In an article in the Jerusalem Post this week, entitled What Jews Believe, Andrew Silow Caroll, editor of the New Jersey Jewish News, posed a question to four rabbi frends that was directed to Republican presidential candidates by an audience member holding up a Bible at their debate: "Do you believe every word of this book? And I mean specifically this book that I'm holding in my hand. Do you believe this book?"
Among Caroll's rabbinic respondents was Rabbi Richard Hirsh, executive director of the Reconstructionist Rabbinical Association. Read his reply.
"I don't like the way the question is worded. It is, as Lenny Bruce might have said, a "goyish" question. First, whether traditional or modern, Jews assign different degrees of sanctity to the Pentateuch than we do the entire Hebrew Bible (gee, I'd love to hear that in a debate: "Rev. Huckabee, do you believe in the TaNaCH?"). The Prophets and the Writings contain sacred literature, but tradition does not claim Sinaitic origin for them. Second, Jews don't "believe" in the Torah, we try to live by it as it is interpreted and applied. The whole point of Halacha is to spell out what it means - for example, to honor one's parents, or to observe the Sabbath, or what constitutes "murder" as in "Thou shalt not murder" (note to those who can't read "The Bible" in the original language: It's "murder," not "kill").

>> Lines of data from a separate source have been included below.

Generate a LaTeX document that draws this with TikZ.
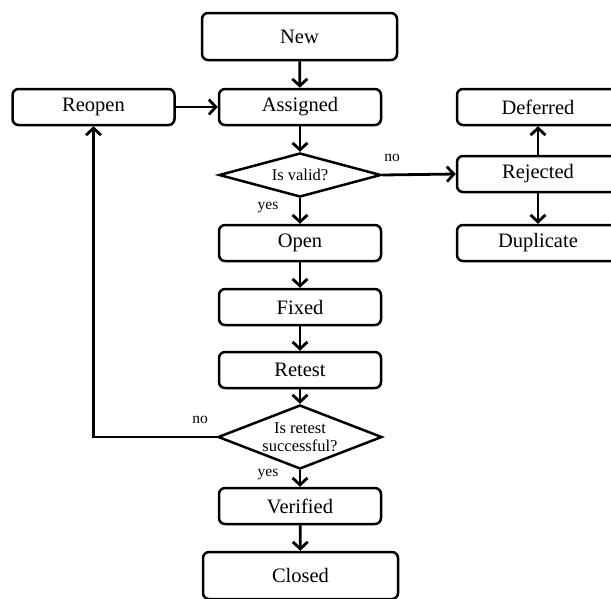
\documentclass[tikz,border=0pt]{standalone}
\usepackage{fontspec}
\setmainfont{Liberation Serif}
\usetikzlibrary{shapes.geometric,arrows.meta}
\begin{document}
\begin{tikzpicture}[x=1pt,y=-1pt,
  box/.style={draw,line width=2.5pt,rounded corners=6pt,minimum width=162pt,minimum height=36pt,inner sep=0pt,font=\fontsize{20.5}{22}\selectfont},
  bigbox/.style={box,minimum width=195pt,minimum height=47pt},
  decision/.style={draw,line width=2.5pt,diamond,inner sep=0pt,aspect=2.6,font=\fontsize{16.5}{19}\selectfont,align=center},
  lbl/.style={font=\fontsize{15.5}{17}\selectfont,inner sep=0pt},
  flow/.style={line width=2.8pt,-{Straight Barb[length=7pt,width=15pt,line width=2.8pt]}}]
\useasboundingbox[fill=white] (0,0) rectangle (611,598);
\node[bigbox] (new) at (299.5,36.5) {New};
\node[box] (assigned) at (300,107) {Assigned};
\node[box] (reopen) at (93.5,107) {Reopen};
\node[box] (deferred) at (538,107) {Deferred};
\node[decision,minimum width=162pt,minimum height=44pt] (valid) at (300,175) {Is valid?};
\node[box] (rejected) at (538,174) {Rejected};
\node[box] (duplicate) at (538,243) {Duplicate};
\node[box] (open) at (300,243) {Open};
\node[box] (fixed) at (300,307) {Fixed};
\node[box] (retest) at (300,370) {Retest};
\node[decision,minimum width=164pt,minimum height=64pt] (success) at (300,437) {Is retest\\[-1pt]successful?};
\node[box] (verified) at (300,506) {Verified};
\node[bigbox] (closed) at (300.5,575.5) {Closed};
\node[lbl] (no1) at (392,158) {no};
\node[lbl] (yes1) at (268,208) {yes};
\node[lbl] (no2) at (200,420) {no};
\node[lbl] (yes2) at (268,475) {yes};
\draw[flow] (new) -- (assigned);
\draw[flow] (reopen) -- (assigned);
\draw[flow] (assigned) -- (valid);
\draw[flow] (valid.east) -- (rejected.west);
\draw[flow] (rejected) -- (deferred);
\draw[flow] (rejected) -- (duplicate);
\draw[flow] (valid) -- (open);
\draw[flow] (open) -- (fixed);
\draw[flow] (fixed) -- (retest);
\draw[flow] (retest) -- (success);
\draw[flow] (success) -- (verified);
\draw[flow] (verified) -- (closed);
\draw[flow] (success.west) -| (reopen.south);
\end{tikzpicture}
\end{document}
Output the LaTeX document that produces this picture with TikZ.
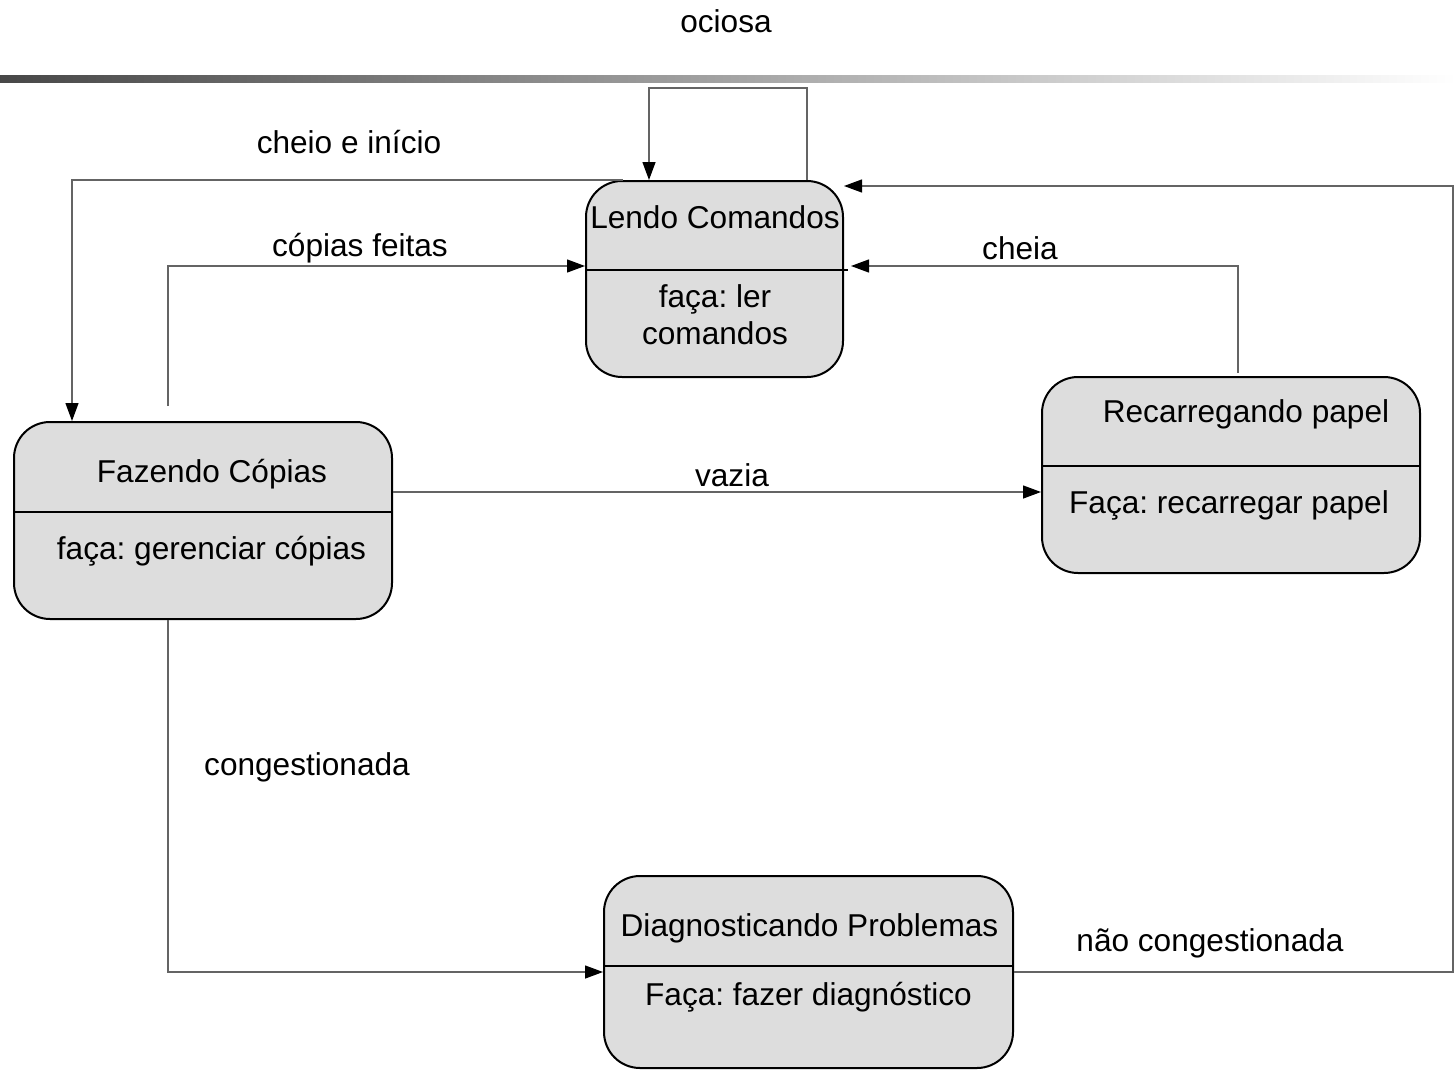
\documentclass[tikz,border=0pt]{standalone}
\usepackage{fontspec}
\setmainfont{Liberation Sans}
\usepackage{tikz}
\usetikzlibrary{arrows.meta,calc,positioning}
\definecolor{fundo}{RGB}{221,221,221}
\definecolor{linha}{RGB}{100,100,100}
\frenchspacing

\begin{document}
\begin{tikzpicture}[x=1pt,y=-1pt,
    font=\fontsize{31.6}{37}\selectfont,
    estado/.style={draw=black,line width=2pt,fill=fundo,rounded corners=36pt,inner sep=0pt},
    divisor/.style={draw=black,line width=2pt},
    seta/.style={draw=linha,line width=1.3pt,-{Triangle[length=18pt,width=13pt,color=black]}},
    rotulo/.style={inner sep=0pt}]
								\useasboundingbox (0,0) rectangle (1456,1070);
								\shade[left color=black!72,right color=white] (0,76) rectangle (1456,83);

								% estados
								\node[estado,minimum width=257pt,minimum height=196pt] (lendo) at (714.5,279) {};
								\node[estado,minimum width=378pt,minimum height=197pt] (fazendo) at (203,520.5) {};
								\node[estado,minimum width=378pt,minimum height=196pt] (recarga) at (1231,475) {};
								\node[estado,minimum width=409pt,minimum height=192pt] (diag) at (808.5,972) {};

								\draw[divisor] ([xshift=2pt,yshift=-90pt]lendo.north west) -- ([xshift=4pt,yshift=-90pt]lendo.north east);
								\draw[divisor] ([yshift=-91pt]fazendo.north west) -- ([yshift=-91pt]fazendo.north east);
								\draw[divisor] ([yshift=-90pt]recarga.north west) -- ([yshift=-90pt]recarga.north east);
								\draw[divisor] ([yshift=-91pt]diag.north west) -- ([yshift=-91pt]diag.north east);

								\node[rotulo] (lendoT) at (715,217) {Lendo Comandos};
								\node[rotulo,align=center] (lendoB) at (715,314.5) {faça: ler\\comandos};
								\node[rotulo] (fazendoT) at (212,474) {Fazendo Cópias};
								\node[rotulo] (fazendoB) at (211.5,551) {faça: gerenciar cópias};
								\node[rotulo] (recargaT) at (1246,414) {Recarregando papel};
								\node[rotulo] (recargaB) at (1229,505) {Faça: recarregar papel};
								\node[rotulo] (diagT) at (809.5,928) {Diagnosticando Problemas};
								\node[rotulo] (diagB) at (808.5,997) {Faça: fazer diagnóstico};

								% transicoes
								\draw[seta] ([xshift=92.5pt]lendo.north) -- ++(0,-92) -| ([xshift=-65.5pt]lendo.north);
								\node[rotulo] (ociosa) at (726,21) {ociosa};

								\draw[seta] ([xshift=-92pt]lendo.north) -| ([xshift=-131pt]fazendo.north);
								\node[rotulo] (cheioinicio) at (349,142) {cheio e início};

								\draw[seta] ([xshift=-35pt,yshift=15pt]fazendo.north) |- ([yshift=13pt]lendo.west);
								\node[rotulo] (copiasfeitas) at (360,248) {cópias feitas};

								\draw[seta] ([xshift=7pt,yshift=3pt]recarga.north) |- ([xshift=7pt,yshift=13pt]lendo.east);
								\node[rotulo] (cheia) at (1020,248) {cheia};

								\draw[seta] ([yshift=28.5pt]fazendo.east) -- ([yshift=28.5pt]fazendo.east -| recarga.west);
								\node[rotulo] (vazia) at (732,475) {vazia};

								\draw[seta] ([xshift=-35pt]fazendo.south) |- (diag.west);
								\node[rotulo] (congest) at (307,767) {congestionada};

								\draw[seta] (diag.east) -- ++(439,0) |- ([yshift=-6pt]lendo.north east);
								\node[rotulo] (naocongest) at (1210,943) {não congestionada};
							\end{tikzpicture}
\end{document}
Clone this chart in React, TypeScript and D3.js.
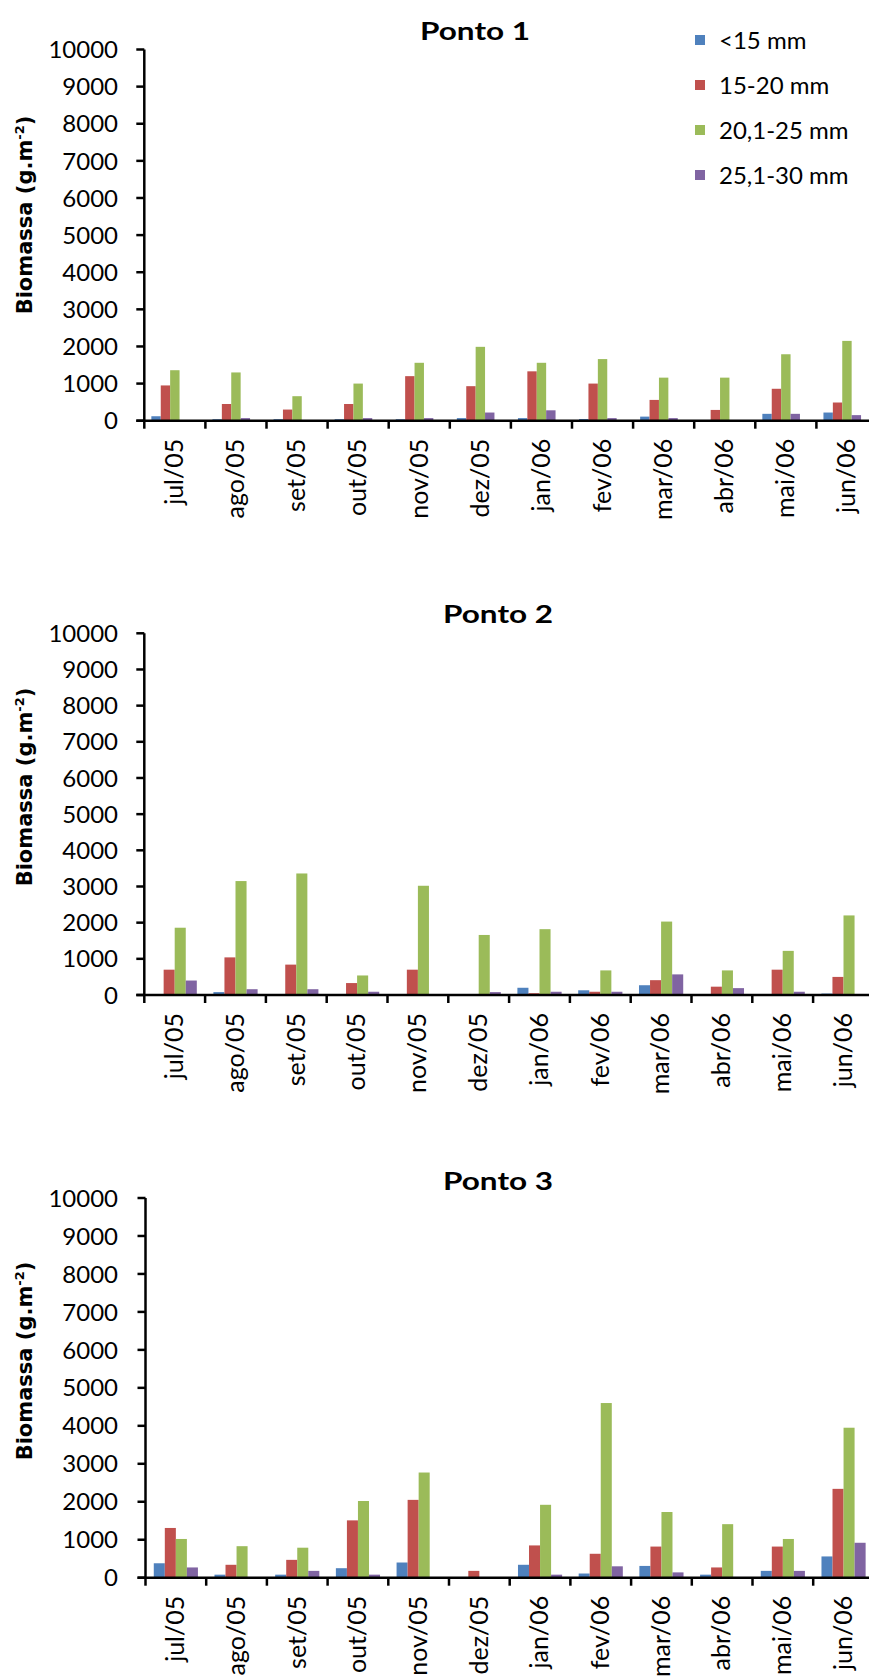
import React from 'react';
import * as d3 from 'd3';

// categories and legend
const months = ['jul/05', 'ago/05', 'set/05', 'out/05', 'nov/05', 'dez/05', 'jan/06', 'fev/06', 'mar/06', 'abr/06', 'mai/06', 'jun/06'];
const sizeClasses = ['<15 mm', '15-20 mm', '20,1-25 mm', '25,1-30 mm'];
const classColors = ['#4F81BD', '#C0504D', '#9BBB59', '#8064A2'];
const yTicks = [0, 1000, 2000, 3000, 4000, 5000, 6000, 7000, 8000, 9000, 10000];

// Ponto 1 (g.m-2)
const p1Lt15 = [120, 40, 40, 40, 40, 70, 70, 45, 110, 0, 185, 220];
const p1From15 = [950, 450, 300, 450, 1200, 930, 1330, 1000, 560, 290, 860, 490];
const p1From20 = [1360, 1300, 660, 1000, 1560, 1990, 1560, 1660, 1160, 1160, 1790, 2150];
const p1From25 = [0, 70, 0, 70, 70, 220, 280, 70, 70, 0, 185, 150];

// Ponto 2
const p2Lt15 = [0, 80, 0, 0, 0, 0, 200, 130, 270, 0, 0, 40];
const p2From15 = [700, 1040, 840, 330, 700, 0, 50, 90, 410, 230, 700, 500];
const p2From20 = [1860, 3150, 3360, 540, 3020, 1660, 1820, 680, 2030, 680, 1220, 2200];
const p2From25 = [400, 160, 160, 90, 0, 80, 90, 90, 570, 190, 90, 0];

// Ponto 3
const p3Lt15 = [380, 80, 80, 250, 400, 0, 340, 110, 310, 80, 180, 560];
const p3From15 = [1310, 340, 470, 1510, 2050, 180, 850, 630, 820, 270, 820, 2340];
const p3From20 = [1020, 830, 790, 2020, 2770, 0, 1920, 4600, 1730, 1410, 1020, 3950];
const p3From25 = [270, 0, 180, 80, 0, 0, 80, 300, 140, 0, 180, 920];

const panels = [
  {
    title: 'Ponto 1', series: [p1Lt15, p1From15, p1From20, p1From25], slots: 5, legend: true,
    left: 144.3, step: 61.1, top: 49.5, base: 420.7, titleX: 475, titleY: 32, labelY: 215,
  },
  {
    title: 'Ponto 2', series: [p2Lt15, p2From15, p2From20, p2From25], slots: 4, legend: false,
    left: 144.3, step: 60.8, top: 633.3, base: 995, titleX: 498, titleY: 615, labelY: 787,
  },
  {
    title: 'Ponto 3', series: [p3Lt15, p3From15, p3From20, p3From25], slots: 4, legend: false,
    left: 145.5, step: 60.7, top: 1198, base: 1577.7, titleX: 498, titleY: 1182, labelY: 1361,
  },
];

const numFont = 'Lato, "Open Sans", sans-serif';

function Panel({ p }) {
  const x = d3.scaleBand()
    .domain(months)
    .range([p.left, p.left + p.step * months.length])
    .paddingInner(0)
    .paddingOuter(0);
  // Excel style: gap width 150% of a bar
  const inner = d3.scaleBand()
    .domain(d3.range(p.slots).map(String))
    .range([0, x.bandwidth()])
    .paddingInner(0)
    .paddingOuter(0.75);
  const y = d3.scaleLinear().domain([0, 10000]).range([p.base, p.top]);
  const boundaries = months.map(m => x(m)).concat([x.range()[1]]);

  return (
    <g>
      <text x={p.titleX} y={p.titleY} dy="0.35em" textAnchor="middle" fontFamily={numFont}
        fontWeight="bold" fontSize={24} textLength={110} lengthAdjust="spacingAndGlyphs">{p.title}</text>

      <text transform={`translate(25,${p.labelY}) rotate(-90)`} textAnchor="middle" dy="0.35em"
        fontFamily='"DejaVu Sans", Verdana, sans-serif' fontWeight="bold" fontSize={21}>
        Biomassa (g.m<tspan fontSize={13} dy={-8}>-2</tspan><tspan dy={8}>)</tspan>
      </text>

      {p.series.map((vals, si) => (
        <g key={si} fill={classColors[si]}>
          {vals.map((v, i) => (
            <rect key={i} x={x(months[i]) + inner(String(si))} width={inner.bandwidth()}
              y={y(v)} height={p.base - y(v)} />
          ))}
        </g>
      ))}

      {/* y axis */}
      <line x1={p.left} x2={p.left} y1={y(10000)} y2={p.base} stroke="#000" strokeWidth={2.5} />
      {yTicks.map(t => (
        <g key={t}>
          <line x1={p.left - 8} x2={p.left} y1={y(t)} y2={y(t)} stroke="#000" strokeWidth={2.5} />
          <text x={118} y={y(t)} dy="0.36em" textAnchor="end" fontFamily={numFont} fontSize={24}>{t}</text>
        </g>
      ))}

      {/* x axis */}
      <line x1={p.left - 8} x2={x.range()[1]} y1={p.base} y2={p.base} stroke="#000" strokeWidth={2.5} />
      {boundaries.map((b, i) => (
        <line key={i} x1={b} x2={b} y1={p.base} y2={p.base + 8} stroke="#000" strokeWidth={2.5} />
      ))}
      {months.map(m => (
        <text key={m} transform={`translate(${x(m) + x.bandwidth() / 2},${p.base + 18}) rotate(-90)`}
          textAnchor="end" dy="0.33em" fontFamily={numFont} fontSize={25}>{m}</text>
      ))}

      {p.legend && sizeClasses.map((c, i) => (
        <g key={c} transform={`translate(695,${40 + i * 45})`}>
          <rect x={0} y={-5} width={10} height={10} fill={classColors[i]} />
          <text x={24} dy="0.36em" fontFamily={numFont} fontSize={24}>{c}</text>
        </g>
      ))}
    </g>
  );
}

export default function App() {
  return (
    <div style={{ position: 'absolute', left: 0, top: 0 }}>
      <svg width={869} height={1676} style={{ display: 'block', background: '#fff' }}>
        <rect width={869} height={1676} fill="#fff" />
        {panels.map(p => <Panel key={p.title} p={p} />)}
      </svg>
    </div>
  );
}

Third, since the Tanach is an anthology of collected writings of human beings over a period of a thousand years, we should not expect and will not find consistency, and we often find contradictions, which sort of makes it hard "to believe" in every word. And last, there are parts of scripture from which I happily dissent, such as stories that imagine God commanding the Israelites to commit genocide (see Deuteronomy 20:17) or parents to stone a rebellious child (Deuteronomy 21:18-21). A better question would be "What rights and respect should a president ensure for those Americans who do not believe in this book?"